8.2 Whilst every reasonable effort shall be made to keep any delivery date, time of delivery shall not be of the essence and the Seller shall not be liable for any losses, costs, damages or expenses incurred by the Buyer or any other person or Company arising directly or indirectly out of any failure to meet any estimated delivery date. The Goods may be delivered by the Seller in advance of the quoted delivery date upon giving reasonable notice to the Buyer.
8.3 Where the Goods are to be delivered in instalments, each delivery shall constitute a separate contract and failure by the Seller to deliver any one or more of the instalments in accordance with these Conditions or any claim by the Buyer in respect of any one or more instalments shall not entitle the Buyer to treat the Contract as a whole as repudiated.
8.4. If the Buyer fails to take delivery of the Goods or fails to give the Seller adequate delivery instructions at the time stated for delivery (otherwise than by reason of any cause beyond the Buyer’s reasonable control or by reason of the Seller’s fault) then, without prejudice to any other right or remedy available to the Seller, the Seller may:
8.4.1. invoice for the goods at the time stated for delivery; or
8.4.2. store the Goods until actual delivery and charge the Buyer for the reasonable costs (including insurance) of storage; or
8.4.3. sell the Goods at the best price readily obtainable.
9. Ownership and Risk
9.1 The risk in Goods shall pass to the Buyer upon delivery of the Goods or upon the Goods being appropriated to the Buyer but kept at the Seller’s premises at the Buyer’s request.
9.2 The Seller remains the owner of the Goods affected by the Contract until the Seller has been paid in full for such Goods.
9.3 The Buyer shall inspect the Goods immediately upon receipt and shall notify the Seller within a reasonable time of delivery if the Goods are damaged or do not comply with any of the Contract. If the Buyer fails to do this he is deemed to have accepted the Goods.
9.4 Any Goods in respect of which any claim of defect or damage is made shall be preserved by the Buyer intact together with the original packing at the Buyer’s risk and either_a) retained by the Buyer for a reasonable period to enable the Seller or its agent to inspect or Collect the Goods or_b) at the Seller’s option returned by the Buyer to the Seller who will refund the cost of postage and packing to the Buyer if the Goods are in fact defective.

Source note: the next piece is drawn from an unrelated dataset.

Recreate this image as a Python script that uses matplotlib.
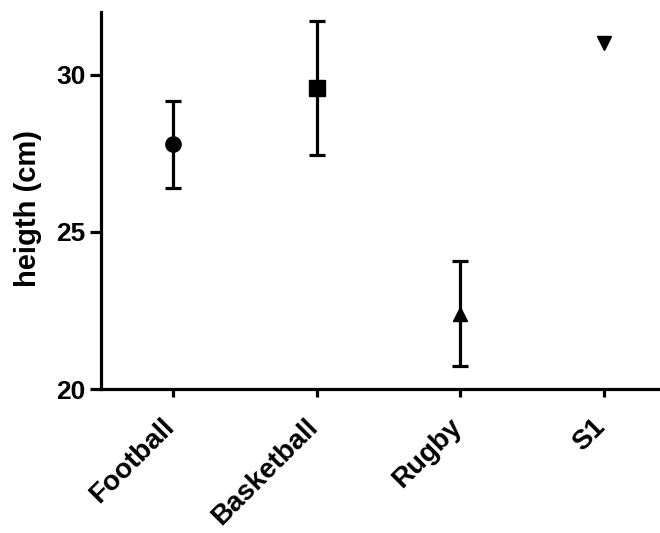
import matplotlib
matplotlib.use("Agg")
import matplotlib.pyplot as plt
from matplotlib.transforms import ScaledTranslation

plt.rcParams['font.family'] = ['Liberation Sans', 'DejaVu Sans']
plt.rcParams['font.weight'] = 'bold'

# Group means and error half-widths
categories = ["Football", "Basketball", "Rugby", "S1"]
means = [27.79, 29.58, 22.40, 31.02]
errors = [1.39, 2.14, 1.68, 0.0]
markers = ["o", "s", "^", "v"]
yticks = [20, 25, 30]

fig = plt.figure(figsize=(6.6, 5.33), dpi=100)
ax = fig.add_axes([0.153, 0.270, 0.847, 0.7075])

for i, (m, e, mk) in enumerate(zip(means, errors, markers)):
    ms = 11 if mk in ("o", "s") else 10
    if e > 0:
        ax.errorbar(i, m, yerr=e, fmt=mk, color="black", markersize=ms,
                    elinewidth=2.3, capsize=6, capthick=2.3, clip_on=False)
    else:
        ax.plot(i, m, marker=mk, color="black", markersize=ms,
                linestyle="none", clip_on=False)

ax.set_xlim(-0.5, 3.39)
ax.set_ylim(20, 32)
ax.set_yticks(yticks)
ax.set_xticks(range(len(categories)))
ax.set_xticklabels(categories, rotation=45, ha="right", rotation_mode="anchor",
                   fontsize=20, fontweight="bold")
ax.tick_params(axis="y", labelsize=19, width=2.3, length=8, pad=3)
ax.tick_params(axis="x", width=2.3, length=6, pad=6)
for lbl in ax.get_yticklabels():
    lbl.set_fontweight("bold")

# nudge the rotated category labels down-left so they sit under their ticks
shift = ScaledTranslation(-12 / 100, -8 / 100, fig.dpi_scale_trans)
for lbl in ax.get_xticklabels():
    lbl.set_transform(lbl.get_transform() + shift)

ax.set_ylabel("heigth (cm)", fontsize=21, fontweight="bold", labelpad=10)
ax.yaxis.set_label_coords(-0.105, 0.48)

for side in ("top", "right"):
    ax.spines[side].set_visible(False)
for side in ("left", "bottom"):
    ax.spines[side].set_linewidth(2.3)

fig.savefig("out.png", dpi=100)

10. Cancellation and Returns
10.1 If it is agreed that the goods are to be returned: -_a) A Goods Return number obtained from the Seller must be clearly shown on the returned parcels. _b) The Buyer will be liable cost of remedying any damage to the Goods returned where such damage has, in the opinion of the Seller, been caused by the Goods being inadequately packaged by the Buyer or through the Buyer’s fault. _c) The Seller reserves the right to make a handling and restocking charge of 25% on Goods, which are returned if they were ordered in error or are no longer required.
11.1 Any notice required or permitted to be given by either party to the other under these Conditions shall be in Writing addressed to that other party at its registered office or principal place of business or such other address as may at the relevant time have been notified pursuant to this provision to the party giving the notice.
11.2 No waiver by the Seller of any breach of the Contract by the Buyer shall be considered as a waiver of any subsequent breach of the same or any other provision.
11.3 If any provision of these Conditions is held by any competent authority to be invalid or unenforceable in whole or in part the validity of the other provisions of these Conditions and the remainder of the provision in question shall not be affected.
11.4 The Contract shall be governed by the laws of England, and the Buyer agrees to submit to the non-exclusive jurisdiction of the English courts.